# [PROBLEM TO SOLVE]
Leave the pictures out and retype the lines from the beginning through the line with "plt.rcParams['font.family'] = ['Liberation", both ends included.

--- START ---

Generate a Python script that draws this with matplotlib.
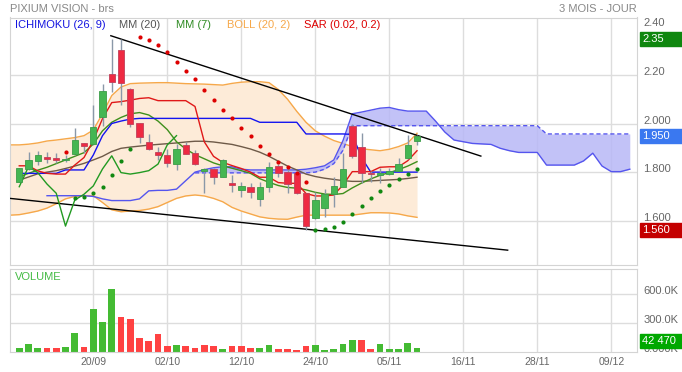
import numpy as np
import matplotlib
matplotlib.use('Agg')
import matplotlib.pyplot as plt
from matplotlib.patches import Rectangle

plt.rcParams['font.family'] = ['Liberation Sans', 'DejaVu Sans']

# daily candles (bar index 0..43)
opens = [1.760, 1.812, 1.847, 1.862, 1.858, 1.848, 1.873, 1.919, 1.914, 2.026,
         2.204, 2.302, 2.141, 2.001, 1.924, 1.883, 1.869, 1.832, 1.910, 1.877,
         1.805, 1.812, 1.781, 1.756, 1.726, 1.737, 1.691, 1.740, 1.825, 1.799,
         1.798, 1.713, 1.610, 1.651, 1.710, 1.740, 1.991, 1.902, 1.798, 1.790,
         1.792, 1.806, 1.857, 1.929]
highs = [1.818, 1.881, 1.888, 1.884, 1.877, 1.870, 1.980, 1.921, 2.076, 2.163,
         2.346, 2.349, 2.145, 2.003, 1.957, 1.902, 1.894, 1.916, 1.925, 1.891,
         1.815, 1.815, 1.855, 1.788, 1.760, 1.756, 1.760, 1.843, 1.833, 1.820,
         1.800, 1.715, 1.719, 1.729, 1.779, 1.877, 2.000, 1.960, 1.806, 1.816,
         1.815, 1.857, 1.953, 1.953]
lows = [1.758, 1.810, 1.829, 1.836, 1.836, 1.843, 1.870, 1.877, 1.910, 1.990,
        2.130, 2.076, 1.985, 1.918, 1.890, 1.850, 1.820, 1.809, 1.874, 1.830,
        1.713, 1.751, 1.778, 1.719, 1.696, 1.692, 1.660, 1.719, 1.779, 1.713,
        1.710, 1.560, 1.608, 1.614, 1.658, 1.738, 1.860, 1.756, 1.760, 1.754,
        1.790, 1.804, 1.855, 1.912]
closes = [1.816, 1.850, 1.870, 1.855, 1.849, 1.852, 1.932, 1.909, 1.987, 2.134,
          2.172, 2.165, 1.998, 1.946, 1.894, 1.869, 1.836, 1.894, 1.876, 1.832,
          1.814, 1.779, 1.850, 1.748, 1.743, 1.718, 1.740, 1.822, 1.798, 1.751,
          1.713, 1.578, 1.685, 1.709, 1.743, 1.813, 1.867, 1.798, 1.792, 1.798,
          1.806, 1.833, 1.912, 1.950]
volumes = [35, 76, 38, 35, 35, 45, 191, 45, 448, 305,
           652, 361, 337, 142, 108, 180, 59, 69, 59, 35,
           73, 59, 28, 59, 59, 38, 35, 69, 24, 28,
           21, 62, 69, 21, 28, 76, 121, 121, 24, 76,
           28, 28, 87, 42.47]  # thousands

date_ticks = [8, 16, 24, 32, 40, 48, 56, 64]
date_labels = ['20/09', '02/10', '12/10', '24/10', '05/11', '16/11', '28/11', '09/12']

# indicators
tenkan = [1.826, 1.826, 1.805, 1.795, 1.792, 1.792, 1.829, 1.86, 1.93, 2.02,
          2.086, 2.09, 2.096, 2.103, 2.106, 2.094, 2.094, 2.094, 2.094, 2.07,
          1.925, 1.865, 1.84, 1.827, 1.815, 1.80, 1.779, 1.779, 1.757, 1.754,
          1.754, 1.712, 1.702, 1.702, 1.706, 1.747, 1.802, 1.802, 1.802, 1.82,
          1.822, 1.822, 1.847, 1.888]
kijun = [1.795, 1.795, 1.795, 1.795, 1.795, 1.809, 1.809, 1.809, 1.87, 1.95,
         2.0, 2.01, 2.018, 2.021, 2.021, 2.021, 2.021, 2.021, 2.021, 2.021,
         2.021, 2.021, 2.021, 2.021, 2.021, 2.021, 2.005, 2.005, 2.005, 2.005,
         2.005, 1.957, 1.957, 1.957, 1.957, 1.957, 1.955, 1.86, 1.80, 1.80,
         1.80, 1.80, 1.80, 1.80]
mm20 = [1.767, 1.78, 1.793, 1.800, 1.806, 1.815, 1.825, 1.836, 1.850, 1.865,
        1.885, 1.898, 1.903, 1.907, 1.911, 1.914, 1.917, 1.920, 1.924, 1.927,
        1.927, 1.924, 1.919, 1.914, 1.905, 1.895, 1.882, 1.865, 1.845, 1.825,
        1.809, 1.792, 1.782, 1.775, 1.770, 1.765, 1.762, 1.762, 1.764, 1.766,
        1.768, 1.770, 1.774, 1.779]
mm7 = [1.781, 1.795, 1.808, 1.820, 1.835, 1.850, 1.865, 1.880, 1.915, 1.970,
       2.005, 2.025, 2.040, 2.045, 2.035, 2.010, 1.975, 1.925, 1.895, 1.872,
       1.855, 1.838, 1.826, 1.816, 1.806, 1.795, 1.773, 1.758, 1.745, 1.737,
       1.734, 1.727, 1.717, 1.710, 1.708, 1.712, 1.735, 1.755, 1.772, 1.787,
       1.798, 1.810, 1.825, 1.843]
# bollinger starts one bar before the first candle (index -1)
boll_up = [1.912,
           1.912, 1.915, 1.920, 1.928, 1.932, 1.937, 1.942, 1.950, 1.973, 2.040,
           2.115, 2.150, 2.164, 2.166, 2.167, 2.168, 2.168, 2.166, 2.164, 2.163,
           2.162, 2.160, 2.158, 2.165, 2.170, 2.172, 2.172, 2.168, 2.140, 2.100,
           2.050, 2.005, 1.970, 1.948, 1.930, 1.918, 1.905, 1.896, 1.892, 1.888,
           1.894, 1.905, 1.920, 1.960]
boll_lo = [1.623,
           1.625, 1.632, 1.640, 1.652, 1.670, 1.690, 1.700, 1.702, 1.703, 1.675,
           1.645, 1.637, 1.640, 1.642, 1.648, 1.658, 1.675, 1.692, 1.702, 1.706,
           1.702, 1.692, 1.678, 1.655, 1.640, 1.628, 1.616, 1.610, 1.607, 1.606,
           1.615, 1.623, 1.623, 1.623, 1.623, 1.623, 1.623, 1.628, 1.633, 1.633,
           1.632, 1.628, 1.620, 1.614]
# cloud: solid span from bar 3, dashed span from bar 19, both to bar 66
span_b = [1.703, 1.703, 1.703, 1.703, 1.703, 1.700, 1.690,
          1.683, 1.683, 1.683, 1.690, 1.723, 1.725, 1.725, 1.730, 1.765, 1.800,
          1.810, 1.818, 1.822, 1.822, 1.812, 1.809, 1.809, 1.809, 1.809, 1.809,
          1.809, 1.812, 1.818, 1.826, 1.850, 1.930, 2.040, 2.047, 2.055, 2.063,
          2.066, 2.057, 2.051, 2.051, 2.051, 2.010, 1.965, 1.932, 1.925, 1.918,
          1.916, 1.914, 1.898, 1.888, 1.881, 1.881, 1.881, 1.829, 1.829, 1.829,
          1.829, 1.846, 1.878, 1.825, 1.802, 1.802, 1.812]
span_a = [1.797] * 11 + \
         [1.797, 1.797, 1.800, 1.812, 1.835, 1.890, 1.991, 1.991, 1.991, 1.991] + \
         [1.991] * 17 + [1.957] * 10
sar = [None, None, None, None, None, 1.884, 1.692, 1.699, 1.713, 1.740,
       1.788, 1.847, 1.895, 2.355, 2.344, 2.323, 2.293, 2.253, 2.217, 2.183,
       2.138, 2.097, 2.056, 2.024, 1.983, 1.949, 1.907, 1.874, 1.843, 1.820,
       1.798, 1.759, 1.562, 1.566, 1.575, 1.596, 1.629, 1.662, 1.695, 1.722,
       1.748, 1.772, 1.792, 1.814]
trend_hi_x, trend_hi_y = [9.9, 49.9], [2.361, 1.866]
trend_lo_x, trend_lo_y = [-1.0, 52.8], [1.692, 1.479]

W, H = 682, 372
fig = plt.figure(figsize=(W / 100, H / 100), dpi=100)

def rect(x0, y0, x1, y1):
    return [x0 / W, 1 - y1 / H, (x1 - x0) / W, (y1 - y0) / H]

ax = fig.add_axes(rect(10, 17.5, 637, 265))
axv = fig.add_axes(rect(10, 269.3, 637, 351.7))

o, h, l, c = map(np.array, (opens, highs, lows, closes))
x = np.arange(len(c))
GRID = '#dddddd'
TXT = '#666666'

for a in (ax, axv):
    a.set_xlim(-1.0, 66.78)
    for s in a.spines.values():
        s.set_color('#d4d4d4')
    a.tick_params(length=0, labelleft=False, labelright=False, labelbottom=False)
    a.set_xticks(date_ticks)
    a.grid(True, color=GRID, lw=1, zorder=0)
    a.set_axisbelow(True)

ax.set_ylim(1.418, 2.436)
ax.set_yticks([1.6, 1.8, 2.0, 2.2])

# bollinger
xb = np.arange(-1, len(c))
ax.fill_between(xb, boll_lo, boll_up, color='#fdebd8', lw=0, zorder=1)
ax.plot(xb, boll_up, color='#f6a84a', lw=1, zorder=2)
ax.plot(xb, boll_lo, color='#f6a84a', lw=1, zorder=2)

# ichimoku cloud
xsb = np.arange(3, 3 + len(span_b))
xsa = np.arange(19, 19 + len(span_a))
sb_on_a = np.array(span_b)[19 - 3:]
ax.fill_between(xsa, sb_on_a, span_a, color='#b8b8f6', alpha=0.85, lw=0, zorder=2)
ax.plot(xsb, span_b, color='#5555ee', lw=1, zorder=3)
ax.plot(xsa, span_a, color='#5555ee', lw=1, ls=(0, (3, 2)), zorder=3)

# trend lines
ax.plot(trend_hi_x, trend_hi_y, color='black', lw=1, zorder=3)
ax.plot(trend_lo_x, trend_lo_y, color='black', lw=1, zorder=3)

# averages and ichimoku lines
ax.plot(x, mm20, color='#6e5a48', lw=1, zorder=3)
ax.plot(x, mm7, color='#3f8f1c', lw=1, zorder=3)
ax.plot(x, kijun, color='#1414f0', lw=1, zorder=3)
ax.plot(x, tenkan, color='#e01818', lw=1, zorder=3)
ax.plot(x[26:] - 26, c[26:], color='#229a22', lw=1, zorder=3)

# candles
up = c >= o
wick = '#8a98a8'
ax.vlines(x, l, h, color=wick, lw=1, zorder=4)
body = np.maximum(np.abs(c - o), 0.004)
ax.bar(x[up], body[up], bottom=np.minimum(o, c)[up], width=0.7,
       color='#45b652', edgecolor='#3b9c48', lw=0.6, zorder=5)
ax.bar(x[~up], body[~up], bottom=np.minimum(o, c)[~up], width=0.7,
       color='#ee2a42', edgecolor='#c0405a', lw=0.6, zorder=5)

# parabolic SAR
sar_v = np.array([np.nan if s is None else s for s in sar])
below = sar_v < c
ax.scatter(x[below], sar_v[below], s=9, color='#118811', lw=0, zorder=6)
above = sar_v > c
ax.scatter(x[above], sar_v[above], s=9, color='#dd0000', lw=0, zorder=6)

# volume
vol = np.array(volumes) * 1000
vup = np.concatenate([[True], c[1:] >= c[:-1]])
axv.bar(x, vol, width=0.75, color=np.where(vup, '#44bb33', '#ff4242'), zorder=2)
axv.set_ylim(0, 858000)
axv.set_yticks([300000, 600000])
axv.set_xticks(date_ticks)
axv.set_xticklabels(date_labels)
axv.tick_params(labelbottom=True, labelsize=7.5, labelcolor=TXT, pad=3.5)

# right-hand price labels
for v, t in [(2.4, '2.40'), (2.2, '2.20'), (2.0, '2.000'), (1.8, '1.800'), (1.6, '1.600')]:
    ax.annotate(t, xy=(1, v), xycoords=('axes fraction', 'data'), xytext=(4.5, 2),
                textcoords='offset points', va='center', ha='left', fontsize=8,
                color=TXT, annotation_clip=False)
for v, t in [(600000, '600.0K'), (300000, '300.0K'), (0, '0.000K')]:
    axv.annotate(t, xy=(1, v), xycoords=('axes fraction', 'data'), xytext=(4.5, 2),
                 textcoords='offset points', va='center', ha='left', fontsize=8,
                 color=TXT, annotation_clip=False)

def badge(axis, value, text, color, ypix=None):
    if ypix is None:
        ypix = H - axis.transData.transform((0, value))[1]
    fig.patches.append(Rectangle((640 / W, 1 - (ypix + 7) / H), 42 / W, 14 / H,
                                 transform=fig.transFigure, color=color, zorder=10))
    fig.text(642 / W, 1 - ypix / H, text, color='white', fontsize=8, va='center',
             ha='left', zorder=11)

badge(ax, max(highs), '%.2f' % max(highs), '#0f870f')
badge(ax, closes[-1], '%.3f' % closes[-1], '#3a78f0')
badge(ax, min(lows), '%.3f' % min(lows), '#c40000')
badge(axv, vol[-1], '{:,}'.format(int(round(vol[-1]))).replace(',', ' '), '#00a800', ypix=341)

# titles and legend
fig.text(10 / W, 1 - 9 / H, 'PIXIUM VISION - brs', color='#888888', fontsize=8, va='center')
fig.text(637 / W, 1 - 9 / H, '3 MOIS - JOUR', color='#888888', fontsize=8, va='center', ha='right')
legend = [(15, 'ICHIMOKU (26, 9)', '#1414e0'), (119, 'MM (20)', '#555555'),
          (176, 'MM (7)', '#2e8b22'), (227, 'BOLL (20, 2)', '#f6a84a'),
          (304, 'SAR (0.02, 0.2)', '#dd0000')]
for px, t, col in legend:
    fig.text(px / W, 1 - 25 / H, t, color=col, fontsize=8, va='center')
fig.text(15 / W, 1 - 277.3 / H, 'VOLUME', color='#44bb44', fontsize=8, va='center')

fig.savefig('out.png', dpi=100)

--- END ---

# [SOLUTION]
Generate a Python script that draws this with matplotlib.
import numpy as np
import matplotlib
matplotlib.use('Agg')
import matplotlib.pyplot as plt
from matplotlib.patches import Rectangle

plt.rcParams['font.family'] = ['Liberation Sans', 'DejaVu Sans']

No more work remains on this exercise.